Nov 27, 2023 New Age
WHAT has so far happened on the electoral fray betrays clear signs of another round of farcical elections that could look participatory but would, in effect, be one-sided. The Election Commission is in the thick of the election process, with the submission of nomination papers closing on November 30 and the election having been scheduled for January 7, while the government has arrested almost all ranking leaders of the Bangladesh Nationalist Party, the largest in the opposition camp and, in effect, the only credible opposition, and the rest of leaders and activists, even at grass roots, are on the run to avert arrest. With the Bangladesh Nationalist Party still out of the fray in the absence of any move by the commission or the government to resolve the political impasse, the ruling Awami League has been busy meeting partners in its alliance on the sharing of seats. While partners in the alliance, formed in 2005, that the Awami League leads are willing, as has been reported, to take part in the election under the alliance with the Awami League’s election symbol, the Awami League now says that the partners may take part in the elections independently with their own symbol. This essentially appears a ploy to make the election look participatory.
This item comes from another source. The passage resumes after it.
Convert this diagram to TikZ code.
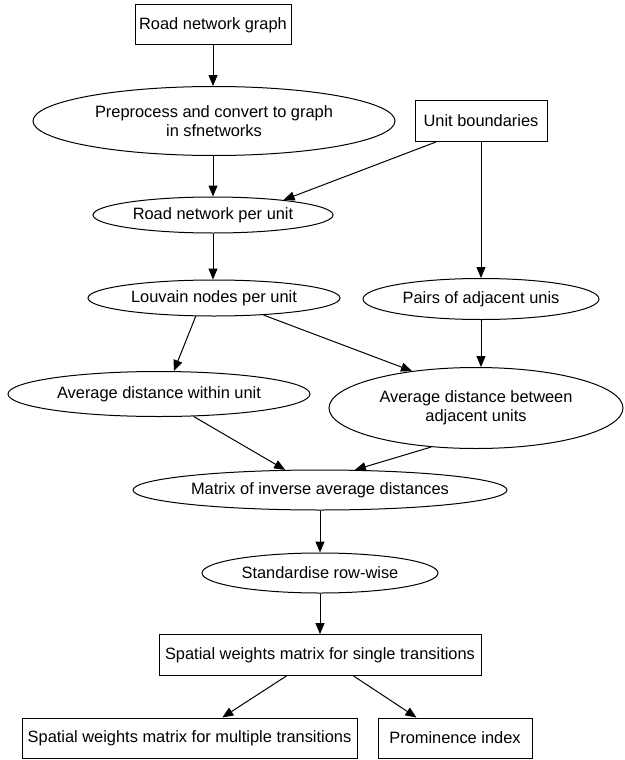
\documentclass[tikz,border=0pt]{standalone}
\usepackage{fontspec}
\setmainfont{Liberation Sans}
\usetikzlibrary{shapes.geometric,arrows.meta}
\begin{document}
\begin{tikzpicture}[x=1pt,y=-1pt,
  every node/.style={font=\fontsize{16.4}{19.5}\selectfont, align=center, inner sep=0pt, line width=1pt, draw},
  boxnode/.style={rectangle},
  ellnode/.style={ellipse},
  conn/.style={line width=1pt, -{Triangle[length=11pt,width=9pt]}}]
\useasboundingbox (0,0) rectangle (624,760);
\node[boxnode, minimum width=156, minimum height=40] (rng) at (213,25) {Road network graph};
\node[ellnode, minimum width=362, minimum height=69] (pp) at (214,121) {Preprocess and convert to graph\\in sfnetworks};
\node[boxnode, minimum width=132, minimum height=41] (ub) at (481,121) {Unit boundaries};
\node[ellnode, minimum width=240, minimum height=36] (rnu) at (213,215) {Road network per unit};
\node[ellnode, minimum width=252, minimum height=36] (lv) at (214,298) {Louvain nodes per unit};
\node[ellnode, minimum width=236, minimum height=41] (pau) at (481,299) {Pairs of adjacent unis};
\node[ellnode, minimum width=302, minimum height=45] (win) at (159,394) {Average distance within unit};
\node[ellnode, minimum width=294, minimum height=81] (btw) at (476,408) {Average distance between\\adjacent units};
\node[ellnode, minimum width=374, minimum height=40] (mat) at (320,490) {Matrix of inverse average distances};
\node[ellnode, minimum width=236, minimum height=40] (std) at (320,573) {Standardise row-wise};
\node[boxnode, minimum width=322, minimum height=41] (sws) at (320,655) {Spatial weights matrix for single transitions};
\node[boxnode, minimum width=335, minimum height=40] (swm) at (189.5,738) {Spatial weights matrix for multiple transitions};
\node[boxnode, minimum width=154, minimum height=40] (pi) at (455,738) {Prominence index};
\draw[conn] (rng.south) -- (rng.south |- pp.north);
\draw[conn] (rnu.north |- pp.south) -- (rnu.north);
\draw[conn] (ub.205) -- (rnu.12);
\draw[conn] (rnu.south) -- (lv.north -| rnu.south);
\draw[conn] (ub.south) -- (pau.north -| ub.south);
\draw[conn] (lv.225) -- (win.57);
\draw[conn] (lv.-19) -- (btw.150);
\draw[conn] (pau.south) -- (pau.south |- btw.north);
\draw[conn] (win.-33) -- (mat.150);
\draw[conn] (btw.221) -- (mat.30);
\draw[conn] (mat.south) -- (std.north);
\draw[conn] (std.south) -- (sws.north);
\draw[conn] (sws.212) -- (swm.32);
\draw[conn] (sws.-32) -- (pi.152);
\end{tikzpicture}
\end{document}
The Awami League’s general secretary’s statement of November 24 that the party is not so serious about the political alliance in seat sharing corroborates this proposition. But that is not all. The Awami League is also meeting, as allegations have it, some small parties, including the newly floated Trinamool BNP and the Bangladesh Nationalist Movement, which has come to be known as ‘king’s party’, and some Islamic parties, some of them are little-known, to become the opposition in the parliament although the Awami League or the parties that the Awami League meets have yet to make any formal statements on the issue. What happens in this is that the Awami League is said to have used ploys to create rift in parties in the opposition to create small parties that could become the opposition in the parliament. A senior joint secretary general of the Bangladesh Nationalist Party is reported to have said on November 24 that the Awami League government has created new political parties by hiring people from other political parties with the help of state agencies. What is shocking about this is that the Awami League appears to be doing what military rulers in the East Pakistan days and post-liberation Bangladesh used to do by using such ploys to create rift in political parties to create small ones to their benefits.
Signs that rear their head for farcical elections — one-sided, non-participatory and non-inclusive — and what the ruling Awami League is said to be doing to make the parliamentary elections look what they would, in effect, be are both absolutely unacceptable as this will further debase and vitiate the political culture. Such propositions would not augur well for the nation.